Kingsgrove Property Watch Q4 2013

The following report investigates the Kingsgrove areas residential property market. Located between the St George and Sydneys South-western regions the area has experienced strong enquiry from second home buyers and young professionals in the year to August 2013.

Houses experienced a spike in sales, with activity increasing by 14 per cent from August 2012 and reaching levels not seen since August 2010. Most house enquiry came from owner occupiers who looked to upgrade their accommodation while remaining in a central location. Unable to purchase in the Inner West, young families favoured Kingsgrove as a middle-ring location which offered good links to road and rail infrastructure while also providing shopping and recreation facilities.

The areas median house price rose since the start of 2012, closing the August 2013 period at $755,000. An eight per cent price rise in the 12 months to August pointed to strong competition over limited listings, where auction-driven bidding resulted in record prices.

The House Price Point chart (on the next page) highlighted growth in the $800,000 to $899,999 price bracket while the number of houses selling for $500,000 or less declined; the decline saw this price bracket contract from 35 per cent of transactions in August 2008 to six per cent for the corresponding 2013 period. Most houses transacted in the $700,000 to $799,999 price point, accounting for almost one third (32 per cent) of sales.

At the bottom end of the market a house on Kingsgroves Rosebank Avenue sold for $315,000 in March, while toward the top end a four-bedroom house on Westbrook Street, Beverly Hills sold for $1,300,000.

Unit activity increased markedly in the August 2013 half year, registering 104 transactions. Sales in Beverly Hills increased from 19 in the August 2012 half year to 43 in the current August period, while Kingsgrove sales increase by 11 transactions. Demand came from locals and inner city buyers seeking affordable accommodation close to transport routes. The largest concentration of sales occurred in buildings located within walking distance to the Beverly Hills train station.

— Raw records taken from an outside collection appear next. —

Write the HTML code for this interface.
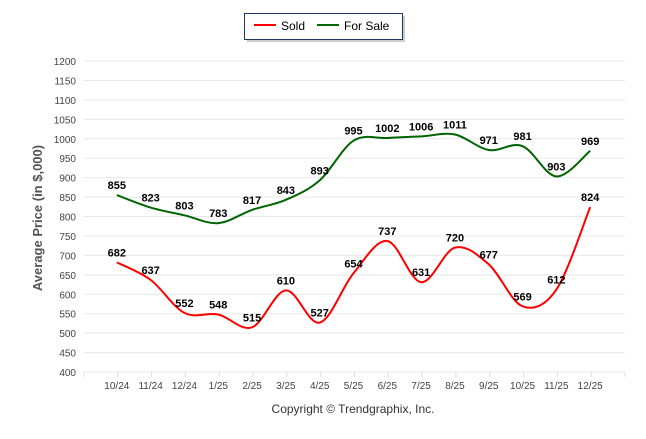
<!DOCTYPE html>
<html><head><meta charset="utf-8"><style>
body{margin:0;background:#fff;font-family:"Liberation Sans",sans-serif;}
</style></head><body>
<svg width="646" height="434" xmlns="http://www.w3.org/2000/svg">
<g id="grid"></g>
<g id="series"></g>
<g id="labels"></g>
<text x="42" y="218" transform="rotate(-90 42 218)" text-anchor="middle" font-size="13" font-weight="bold" fill="#555">Average Price (in $,000)</text>
<text x="353" y="413" text-anchor="middle" font-size="12" fill="#333">Copyright © Trendgraphix, Inc.</text>
<g>
<rect x="247" y="16" width="158" height="26" fill="#999" opacity="0.5"/>
<rect x="244.5" y="13.5" width="158" height="26" fill="#fff" stroke="#1f3864" stroke-width="1"/>
<line x1="254" y1="25" x2="276" y2="25" stroke="#f00" stroke-width="2"/>
<text x="281" y="30" font-size="12" fill="#000">Sold</text>
<line x1="317" y1="25" x2="339" y2="25" stroke="#006400" stroke-width="2"/>
<text x="344" y="30" font-size="12" fill="#000">For Sale</text>
</g>
</svg>
<script>
const categories=["10/24","11/24","12/24","1/25","2/25","3/25","4/25","5/25","6/25","7/25","8/25","9/25","10/25","11/25","12/25"];
const sold=[682,637,552,548,515,610,527,654,737,631,720,677,569,612,824];
const forSale=[855,823,803,783,817,843,893,995,1002,1006,1011,971,981,903,969];
const yTicks=[400,450,500,550,600,650,700,750,800,850,900,950,1000,1050,1100,1150,1200];
const NS="http://www.w3.org/2000/svg";
const L=84,R=625,T=61,B=372;
const x=i=>L+(R-L)/16*(i+1)-1;
const y=v=>B-(v-400)/800*(B-T);
function mk(tag,attrs,parent){const e=document.createElementNS(NS,tag);for(const k in attrs)e.setAttribute(k,attrs[k]);parent.appendChild(e);return e;}
const grid=document.getElementById('grid');
yTicks.forEach(v=>{
 const l=mk('line',{x1:L,x2:R,y1:y(v),y2:y(v),stroke:'#e8e8e8','stroke-width':1},grid);
 
 
 const t=mk('text',{x:76,y:y(v)+4,'text-anchor':'end','font-size':10,fill:'#444'},grid);
 t.textContent=v;
 
 
});
for(let i=0;i<=16;i++){const xx=L+(R-L)/16*i;mk('line',{x1:xx,x2:xx,y1:B,y2:B+5,stroke:'#ddd'},grid);}
categories.forEach((c,i)=>{
 const t=mk('text',{x:x(i),y:B+17,'text-anchor':'middle','font-size':10,fill:'#444'},grid);
 t.textContent=c;
 
 
});
function path(vals){
 const p=vals.map((v,i)=>[x(i),y(v)]);
 let d=`M${p[0][0]},${p[0][1]}`;
 for(let i=0;i<p.length-1;i++){
  const p0=p[i-1]||p[i],p1=p[i],p2=p[i+1],p3=p[i+2]||p2;
  const c1=[p1[0]+(p2[0]-p0[0])/6,p1[1]+(p2[1]-p0[1])/6];
  const c2=[p2[0]-(p3[0]-p1[0])/6,p2[1]-(p3[1]-p1[1])/6];
  d+=`C${c1[0]},${c1[1]} ${c2[0]},${c2[1]} ${p2[0]},${p2[1]}`;
 }
 return d;
}
const s=document.getElementById('series'),lb=document.getElementById('labels');
[[forSale,'#006400','for-sale-line'],[sold,'#f00','sold-line']].forEach(([vals,col,name])=>{
 const p=mk('path',{d:path(vals),fill:'none',stroke:col,'stroke-width':2},s);
 
 
 vals.forEach((v,i)=>{
  const t=mk('text',{x:x(i),y:y(v)-6,'text-anchor':'middle','font-size':11,'font-weight':'bold',fill:'#000'},lb);
  t.textContent=v;
  
  
 });
});
</script>
</body></html>
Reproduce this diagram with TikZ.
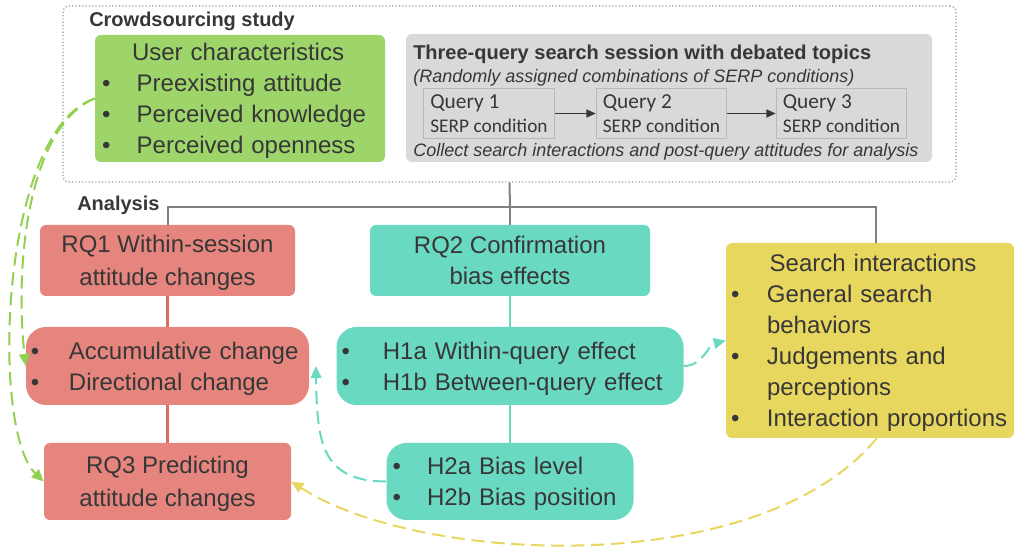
\documentclass[tikz,border=0pt]{standalone}
\usepackage{fontspec}
\setmainfont{Liberation Sans}
\newfontfamily\carlito{Carlito}
\usetikzlibrary{arrows.meta}

\definecolor{studygreen}{RGB}{158,213,106}
\definecolor{sessiongray}{RGB}{217,217,217}
\definecolor{querygray}{RGB}{185,185,185}
\definecolor{framegray}{RGB}{150,150,150}
\definecolor{rqred}{RGB}{230,133,126}
\definecolor{rqteal}{RGB}{106,217,193}
\definecolor{rqyellow}{RGB}{232,215,94}
\definecolor{linkgray}{RGB}{128,128,128}
\definecolor{linkred}{RGB}{218,108,100}
\definecolor{dashgreen}{RGB}{146,208,80}
\definecolor{inkgray}{RGB}{55,55,55}

\newcommand\bodyfont{\fontsize{18}{23.25}\selectfont}
\newcommand\headfont{\fontsize{15}{18}\selectfont\bfseries}
\newcommand\notefont{\fontsize{13.5}{16}\selectfont\itshape}
\newcommand\itm[2][27pt]{\makebox[#1][l]{\textbullet}#2}
% lines of a box, set a little lower than the strut centre
\newcommand\leftlines[1]{\raisebox{-1.9pt}[\height][\depth]{\begin{tabular}{@{}l@{}}#1\end{tabular}}}
\newcommand\midlines[1]{\raisebox{-1.9pt}[\height][\depth]{\begin{tabular}{@{}c@{}}#1\end{tabular}}}

\begin{document}
\begin{tikzpicture}[x=0.75pt, y=-0.75pt]
   \tikzstyle{box} = [rounded corners=4.5pt, inner sep=0pt, text=inkgray, font=\bodyfont]
   \tikzstyle{pill} = [box, rounded corners=15pt]
   \tikzstyle{head} = [anchor=west, inner sep=0pt, text=inkgray, font=\headfont]
   \tikzstyle{note} = [anchor=west, inner sep=0pt, text=inkgray, font=\notefont]
   \tikzstyle{query} = [draw=querygray, fill=sessiongray, line width=0.75pt, inner xsep=5pt, minimum height=37.5pt, align=left, text=inkgray, font=\carlito\fontsize{16}{18}\selectfont]
   \tikzstyle{qline} = [draw=inkgray, line width=1.1pt, -{Triangle[length=7pt,width=6pt]}]
   \tikzstyle{bus} = [draw=linkgray, line width=1.5pt]
   \tikzstyle{redline} = [draw=linkred, line width=2pt]
   \tikzstyle{tealline} = [draw=rqteal, line width=2pt]
   \tikzstyle{dashlink} = [draw, line width=1.5pt, dash pattern=on 10pt off 5pt, -{Triangle[length=9pt,width=8pt]}]

   \useasboundingbox (0,0) rectangle (1014,548);

   % crowdsourcing study
   \node[draw=framegray, dash pattern=on 0.9pt off 1.6pt, line width=0.9pt, rounded corners=4.5pt, minimum width=669.75pt, minimum height=132pt] (study) at (509.5,94) {};
   \node[head] (studytitle) at (89,21) {Crowdsourcing study};
   \node[box, fill=studygreen, minimum width=217.5pt, minimum height=95.25pt, text width=207pt, align=left] (user) at (240,98.5) {\leftlines{\multicolumn{1}{c}{\hspace{6pt}User characteristics}\\ \itm[26pt]{Preexisting attitude}\\ \itm[26pt]{Perceived knowledge}\\ \itm[26pt]{Perceived openness}}};

   \node[box, fill=sessiongray, minimum width=394.5pt, minimum height=96pt] (session) at (669,98) {};
   \node[head] (sessiontitle) at (413,54) {Three-query search session with debated topics};
   \node[note] (sessionnote) at (413,78) {(Randomly assigned combinations of SERP conditions)};
   \node[query] (q1) at (489,113.5) {Query 1\\{\fontsize{14.5}{18}\selectfont SERP condition}};
   \node[query] (q2) at (661.5,113.5) {Query 2\\{\fontsize{14.5}{18}\selectfont SERP condition}};
   \node[query] (q3) at (841.5,113.5) {Query 3\\{\fontsize{14.5}{18}\selectfont SERP condition}};
   \node[note] (sessionfoot) at (413,152) {Collect search interactions and post-query attitudes for analysis};

   \path[qline] (q1) -- (q2);
   \path[qline] (q2) -- (q3);

   % analysis
   \node[head] (analysistitle) at (77,205) {Analysis};
   \coordinate (hub) at (510,207);

   \node[box, fill=rqred, minimum width=191.25pt, minimum height=53.25pt] (rq1) at (167.5,260.5) {\midlines{RQ1 Within-session\\[1.5pt]attitude changes}};
   \node[pill, fill=rqred, minimum width=212.25pt, minimum height=58.5pt, text width=204.75pt, align=left] (accum) at (167.5,366) {\leftlines{\itm[28.5pt]{Accumulative change}\\ \itm[28.5pt]{Directional change}}};
   \node[box, fill=rqred, minimum width=185.25pt, minimum height=57.75pt] (rq3) at (167.5,481.5) {\midlines{RQ3 Predicting\\[1.5pt]attitude changes}};

   \node[box, fill=rqteal, minimum width=210pt, minimum height=53.25pt] (rq2) at (510,260.5) {\midlines{RQ2 Confirmation\\bias effects}};
   \node[pill, fill=rqteal, minimum width=260.25pt, minimum height=58.5pt, text width=252.75pt, align=left] (h1) at (510,366) {\leftlines{\itm[31pt]{H1a Within-query effect}\\ \itm[31pt]{H1b Between-query effect}}};
   \node[pill, fill=rqteal, minimum width=185.25pt, minimum height=57.75pt, text width=176.25pt, align=left] (h2) at (510,481.5) {\leftlines{\itm[26pt]{H2a Bias level}\\ \itm[26pt]{H2b Bias position}}};

   \node[box, fill=rqyellow, minimum width=216pt, minimum height=146.25pt, text width=208.5pt, align=left] (search) at (870,340.5) {\leftlines{\multicolumn{1}{c}{\hspace{6pt}Search interactions}\\ \itm{General search}\\ \makebox[27pt]{}behaviors\\ \itm{Judgements and}\\ \makebox[27pt]{}perceptions\\ \itm{Interaction proportions}}};

   \path[bus] (study.south) -- (hub);
   \path[bus] (hub) -- (rq2);
   \path[bus] (rq1.north) |- (hub) -| ([xshift=4.5pt]search.north);

   \path[redline] (rq1) -- (accum);
   \path[redline] (accum) -- (rq3);
   \path[tealline] (rq2) -- (h1);
   \path[tealline] (h1) -- (h2);

   \path[dashlink, dashgreen] (user.west) .. controls (30,125) and (14,260) .. (accum.west);
   \path[dashlink, dashgreen] (user.west) .. controls (0,130) and (-10,430) .. (rq3.west);
   \path[dashlink, rqteal] (h2.west) .. controls (320,481.5) and (317,440) .. ([xshift=5pt]accum.east);
   \path[dashlink, rqteal] (h1.east) .. controls (703,366) and (708,345) .. (search.west);
   \path[dashlink, rqyellow] ([xshift=5pt]search.south) .. controls (760,580) and (420,565) .. (rq3.east);

\end{tikzpicture}
\end{document}
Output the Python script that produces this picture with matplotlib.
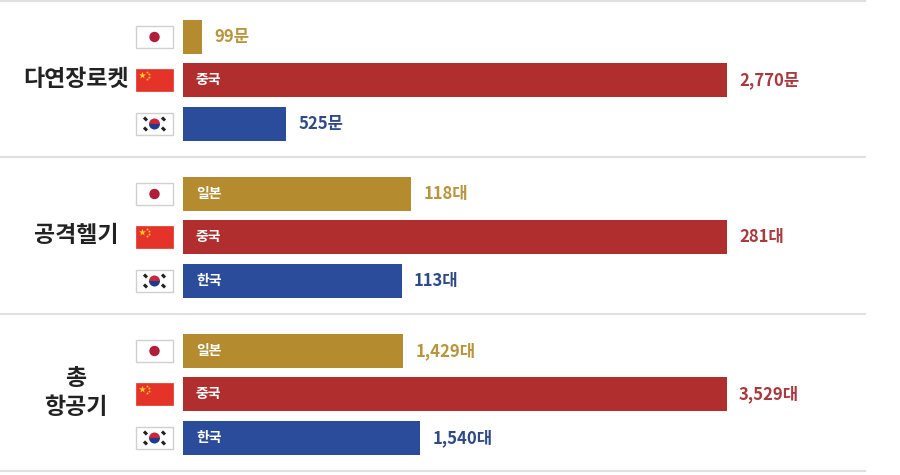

The median unit price recorded a 13.7 per cent rise from August 2012, closing the period at $455,500. The Unit Price Point chart exhibited contraction in the share of sales under $200,000 and in the $200,000 to $299,999 price point, together representing a total of 39 per cent of transactions in 2008 and only 13 per cent in the six months to August 2013. Stock included units in three-storey buildings, often on or close to main arteries, while villas and townhouses populated streets further away from the town centres.

The $600,000 to $699,999 price point registered large increases between August 2008 and the corresponding period in 2012, but showed no change in the 12 months to August 2013. The highest and lowest transactions were recorded in Roselands, with a duplex on Ridgewell Street selling for $750,000 in August, while toward the bottom end a unit on Chapel Street sold for $290,000 in April.

The rental market remained steady although recent evidence pointed to a softening in rent prices. In the 12 months to September 2013 the median rent price for a two-bedroom accommodation in the 2196 postcode (Roselands) increased by 2.9 per cent while the median rent in the 2209 postal area (Beverly Hills) climbed by 7.5 per cent. The areas rental vacancy remained low despite some tenants turning into home owners, recording a vacancy rate of 1.4 per cent or less in October (vacancy below three per cent is considered tight).

The Suburb Performance chart above indicated a general increase in the median price of both attached and detached dwellings and an overall rise in activity. While house sales increased in Beverly Hills and Roselands, declines were recorded in Clemton Park and Kingsgrove. Unit activity increased sharply across all major suburbs, with Beverly Hills sales climbing by 126 per cent between the August 2012 half year and the corresponding period in 2013.